B4=total pot size after call
B3=size of the bet/raise
B2=pot size before bet/raise
B1=equity% when called
gives FE as a percentage

the first equation looks correct except 137.50 should be 135.50

thats def a typo

EV = FE(49.50) + (1-FE)[(0.35*137.50) + (0.65*-86)]

he folds and u win FE% time 49.50
+ he calls and u wine 35% of the time 135.50
- he calls and he wins the other 65% of the time ur stacks 86

clear typo

I was going to say it has to be 135.5 but that's not true either.

Assumptions:
1. Pot before he leads = 29.5
2. Effective stacks = 86

Therefore, when called we risk 86 to win the current pot plus the reminder of his stack which is 86+29.5 = 66+49.5 = 115.5

EV(raise) = FEQ*(pot)+(1-FEQ)*(EQ*(winAmt)-(1-EQ)*(loseAmt))

EV(raise) = FEQ*(49.5)+(1-FEQ)*(0.35*(115.5)-0.65*(86))

Your original question was concerning the winAmt. Before we make our play our stack is 86.

winAmt - the amount we will add to our stack after we play
loseAmt - the amount we will lose from our stack after we play

Also, an easy way to estimate the required FEQ is to assume that we have zero EQ in the pot when called. This will give us the percentage of time a bet has to work to win the pot immediately. This will be an overestimate of the required fold equity:

No_EQ = bet/(bet+pot)

Example: CO opens for 3xbb and we decide to 3bet to 10.5bb (pot). How often should our 3bet work assuming we can never win the pot if called/shoved on?

No_EQ = 10.5bb/(10.5bb + 4.5bb) = 70%

115.5 looks right to me. thanks.

ugh, turns out I'm still a little confused.

Basically, if you look at the WoT hand, he is using EQ*"EndPot" instead of EQ*"winAMT".

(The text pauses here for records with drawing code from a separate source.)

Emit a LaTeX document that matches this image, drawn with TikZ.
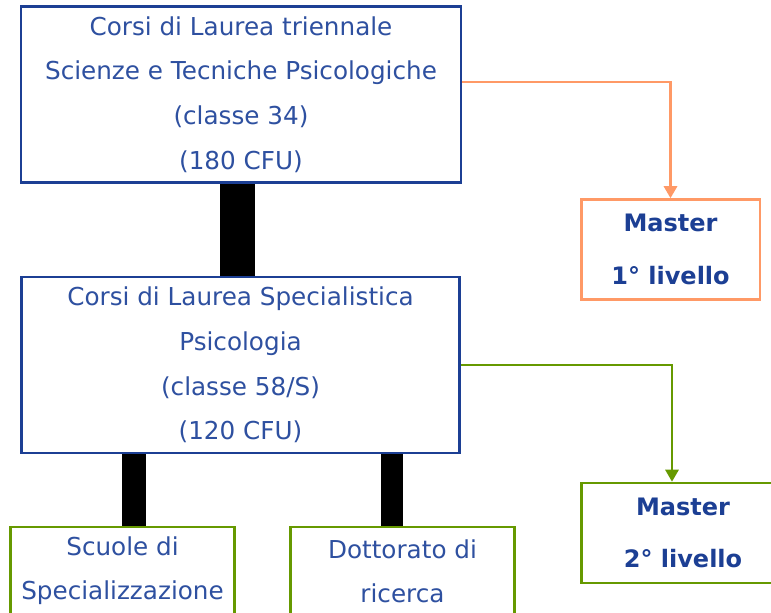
\documentclass[tikz,border=0pt]{standalone}
\usepackage{fontspec}
\setmainfont{DejaVu Sans}
\usepackage{tikz}
\usetikzlibrary{calc, arrows.meta, positioning}

\definecolor{boxblue}{RGB}{28,63,148}
\definecolor{textblue}{RGB}{46,80,160}
\definecolor{mastorange}{RGB}{255,153,102}
\definecolor{mastgreen}{RGB}{102,153,0}

\begin{document}
\begin{tikzpicture}[
  x=0.75pt, y=-0.75pt,
  corso/.style={
    draw=boxblue,
    line width=2.2pt,
    fill=white,
    inner sep=0pt,
    minimum width=#1,
    minimum height=132pt,
    align=center,
    text=textblue,
    font=\fontsize{18.5}{33.6}\selectfont
    },
  master/.style={
    draw=#1,
    line width=2pt,
    fill=white,
    inner sep=0pt,
    minimum height=75pt,
    align=center,
    text=boxblue,
    font=\fontsize{18}{39.5}\selectfont\bfseries
    },
  sbocco/.style={
    draw=mastgreen,
    line width=2pt,
    fill=white,
    inner sep=0pt,
    minimum width=168pt,
    minimum height=66pt,
    align=center,
    text=textblue,
    font=\fontsize{18.5}{33}\selectfont
    },
  stem/.style={line width=#1, draw=black},
  freccia/.style={draw=#1, line width=1.6pt, -{Triangle[width=10pt,length=9pt]}}
]

\useasboundingbox (0,0) rectangle (771,613);

% corsi di laurea
\node[corso=330pt] (triennale) at (241,94.5)
  {Corsi di Laurea triennale\\
   Scienze e Tecniche Psicologiche\\
   (classe 34)\\
   (180 CFU)};

\node[corso=329pt] (specialistica) at (240.5,365)
  {Corsi di Laurea Specialistica\\
   Psicologia\\
   (classe 58/S)\\
   (120 CFU)};

% master
\node[master=mastorange, minimum width=134pt] (master1) at (670.5,249.5)
  {Master\\ 1° livello};

\node[master=mastgreen, minimum width=152pt] (master2) at (683,533)
  {Master\\ 2° livello};

% sbocchi dopo la specialistica
\node[sbocco] (scuole) at (122.5,571)
  {Scuole di\\ Specializzazione};

\node[sbocco] (dottorato) at (402.5,571)
  {Dottorato di\\ ricerca};

% collegamenti
\draw[stem=26pt] ($(triennale.south)+(-3.5,0)$) coordinate (t1)
  -- (t1 |- specialistica.north);
\draw[stem=18pt] ($(scuole.north)+(11,0)$) coordinate (s1)
  -- (s1 |- specialistica.south);
\draw[stem=16.5pt] ($(dottorato.north)+(-10.5,0)$) coordinate (d1)
  -- (d1 |- specialistica.south);

\draw[freccia=mastorange] ($(triennale.east)+(0,-12.5)$) -| (master1.north);
\draw[freccia=mastgreen] (specialistica.east) -| ($(master2.north)+(-11,0)$);

\end{tikzpicture}
\end{document}
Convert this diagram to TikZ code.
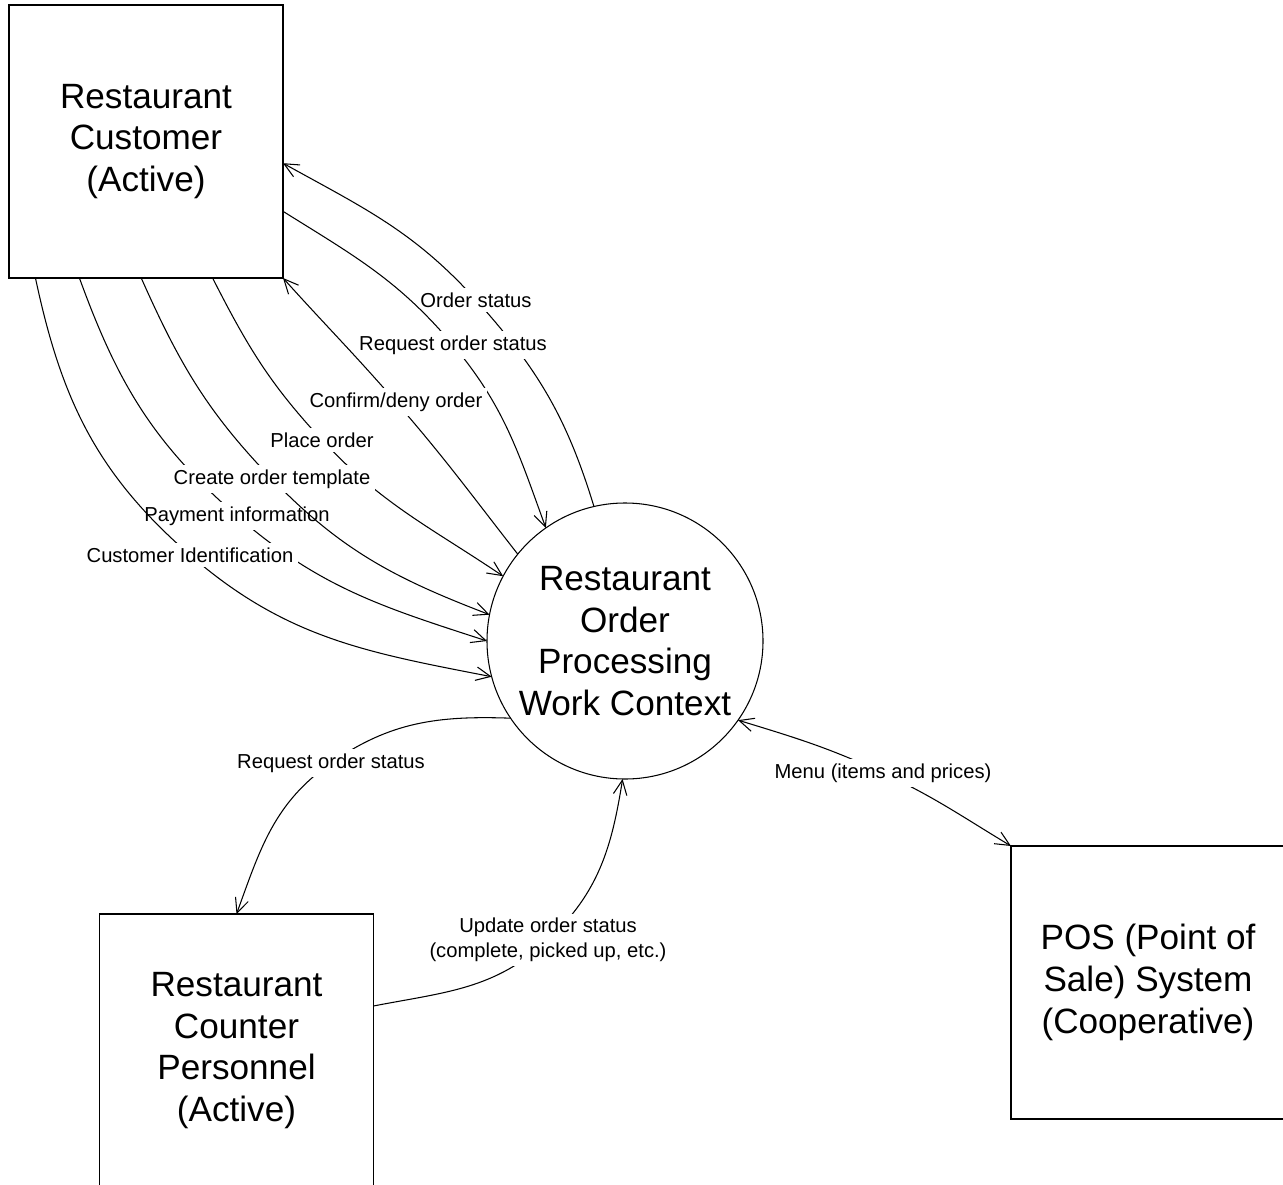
\documentclass[tikz,border=0pt]{standalone}
\usepackage{fontspec}
\setmainfont{Liberation Sans}
\usepackage{tikz}
\usetikzlibrary{arrows.meta}

\tikzset{
  >={Straight Barb[length=2.9mm,width=2.7mm]},
  entity/.style={draw, line width=0.6pt, minimum width=54.8mm, minimum height=54.6mm,
    inner sep=0pt, outer sep=0pt, align=center, font=\fontsize{20}{23.8}\selectfont},
  process/.style={draw, circle, line width=0.6pt, minimum size=55.2mm,
    inner sep=0pt, outer sep=0pt, align=center, font=\fontsize{20}{23.8}\selectfont},
  flow/.style={->, line width=0.6pt},
  flowlbl/.style={fill=white, inner sep=2.5pt, align=center, font=\fontsize{11.5}{14.2}\selectfont}
}

\begin{document}
\begin{tikzpicture}[x=0.2mm, y=0.2mm]

\useasboundingbox (0,0) rectangle (1283,-1185);
\clip (0,0) rectangle (1283,-1185);

\node [entity] (cust) at (146,-141.5) {Restaurant\\Customer\\(Active)};
\node [process] (proc) at (625,-641) {Restaurant\\Order\\Processing\\Work Context};
\node [entity] (counter) at (236.5,-1050.5) {Restaurant\\Counter\\Personnel\\(Active)};
\node [entity, minimum width=56mm] (pos) at (1151,-982.5) {\hspace*{-1.2mm}POS (Point of\\\hspace*{-1.2mm}Sale) System\\\hspace*{-1.2mm}(Cooperative)};

\coordinate (lOrdStat) at (476,-300);
\coordinate (lReqTop) at (453,-345);
\coordinate (lConfirm) at (396,-402);
\coordinate (lPlace) at (322,-440);
\coordinate (lTemplate) at (272,-479);
\coordinate (lPay) at (237,-516);
\coordinate (lCustId) at (190,-555);
\coordinate (lReqBot) at (331,-763);
\coordinate (lUpdate) at (548,-940);
\coordinate (lMenu) at (883,-773);

\draw [flow] (proc.103) to[out=107,in=-48] (lOrdStat) to[out=132,in=-29] (cust.-9);
\node [flowlbl] (tOrdStat) at (lOrdStat) {Order status};

\draw [flow] (cust.-27) to[out=-32,in=130] (lReqTop) to[out=-50,in=110] (proc.125);
\node [flowlbl] (tReqTop) at (lReqTop) {Request order status};

\draw [flow] (proc.141) to[out=128,in=-49] (lConfirm) to[out=131,in=-48] (cust.south east);
\node [flowlbl] (tConfirm) at (lConfirm) {Confirm/deny order};

\draw [flow] (cust.-64) to[out=-63,in=133] (lPlace) to[out=-47,in=146] (proc.152);
\node [flowlbl] (tPlace) at (lPlace) {Place order};

\draw [flow] (cust.-116.5) to[out=-70,in=139] (lPay) to[out=-41,in=162] (proc.180);
\node [flowlbl] (tPay) at (lPay) {Payment information};

\draw [flow] (cust.-92.5) to[out=-66,in=134] (lTemplate) to[out=-46,in=159] (proc.169);
\node [flowlbl] (tTemplate) at (lTemplate) {Create order template};

\draw [flow] (cust.-129.6) to[out=-78,in=139] (lCustId) to[out=-41,in=169] (proc.195);
\node [flowlbl] (tCustId) at (lCustId) {Customer Identification};

\draw [flow] (proc.214.5) to[out=178,in=35] (lReqBot) to[out=215,in=70] (counter.north);
\node [flowlbl] (tReqBot) at (lReqBot) {Request order status};

\draw [flow] (counter.18) to[out=11,in=-137] (lUpdate) to[out=43,in=-99] (proc.-91);
\node [flowlbl] (tUpdate) at (lUpdate) {Update order status\\(complete, picked up, etc.)};

\draw [flow, <->] (proc.-35.5) to[out=-17,in=155] (lMenu) to[out=-25,in=149] (pos.north west);
\node [flowlbl] (tMenu) at (lMenu) {Menu (items and prices)};

\end{tikzpicture}
\end{document}
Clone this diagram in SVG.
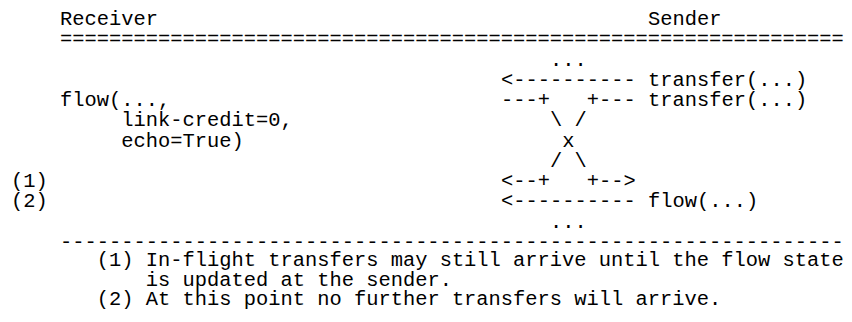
<svg xmlns="http://www.w3.org/2000/svg" width="852" height="322" viewBox="0 0 852 322">
<style>
.t{font-family:"Liberation Mono","DejaVu Sans Mono",monospace;font-size:20.42px;fill:#000;white-space:pre}
</style>
<rect x="0" y="0" width="852" height="322" fill="#fff"/>
<g id="headers">
<text class="t" x="60" y="25">Receiver</text>
<text class="t" x="648" y="25">Sender</text>
<text class="t" x="60" y="45.25">================================================================</text>
</g>
<g id="receiver">
<text class="t" x="60" y="106">flow(...,</text>
<text class="t" x="121.25" y="126.25">link-credit=0,</text>
<text class="t" x="121.25" y="146.5">echo=True)</text>
<text class="t" x="11" y="187">(1)</text>
<text class="t" x="11" y="207.25">(2)</text>
</g>
<g id="sender">
<text class="t" x="648" y="85.75">transfer(...)</text>
<text class="t" x="648" y="106">transfer(...)</text>
<text class="t" x="648" y="207.25">flow(...)</text>
</g>
<g id="connectors">
<text class="t" x="550" y="65.5">...</text>
<text class="t" x="501" y="85.75">&lt;----------</text>
<text class="t" x="501" y="106" xml:space="preserve">---+   +---</text>
<text class="t" x="550" y="126.25" xml:space="preserve">\ /</text>
<text class="t" x="562.25" y="146.5">x</text>
<text class="t" x="550" y="166.75" xml:space="preserve">/ \</text>
<text class="t" x="501" y="187" xml:space="preserve">&lt;--+   +--&gt;</text>
<text class="t" x="501" y="207.25">&lt;----------</text>
<text class="t" x="550" y="227.5">...</text>
</g>
<g id="notes">
<text class="t" x="60" y="247.75">----------------------------------------------------------------</text>
<text class="t" x="96.75" y="266">(1) In-flight transfers may still arrive until the flow state</text>
<text class="t" x="145.75" y="285.5">is updated at the sender.</text>
<text class="t" x="96.75" y="305">(2) At this point no further transfers will arrive.</text>
</g>
</svg>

winAmt, as I see it, is "EndPot - Risk".




Intuitively, I would think winAmt would be the correct thing to use, so why does he use:
0 = 440x - (1-x)[880 * .04 - 220]

880 instead of (880-220)? It has something to do with the equity he has I would guess, but then shouldn't we do that too in our example hand?

nvm I'm good.

He did some manipulation in the parentheses:

EV(raise) = FEQ*(pot)+(1-FEQ)*(EQ*(winAmt)-(1-EQ)*(loseAmt))

EV(raise) = FEQ*(pot)+(1-FEQ)*(EQ*(winAmt) - loseAmt + EQ*(loseAmt))

EV(raise) = FEQ*(pot)+(1-FEQ)*(EQ*(winAmt + loseAmt) - loseAmt)

EV(raise) = FEQ*(pot)+(1-FEQ)*(EQ*(effective_pot) - loseAmt)

He bets 220 into 440 on turn with EQ = 0.04:

pot = 440
effective pot = 440 + 2*220 = 880
loseAmt = 220

I see a page of numbers and give up.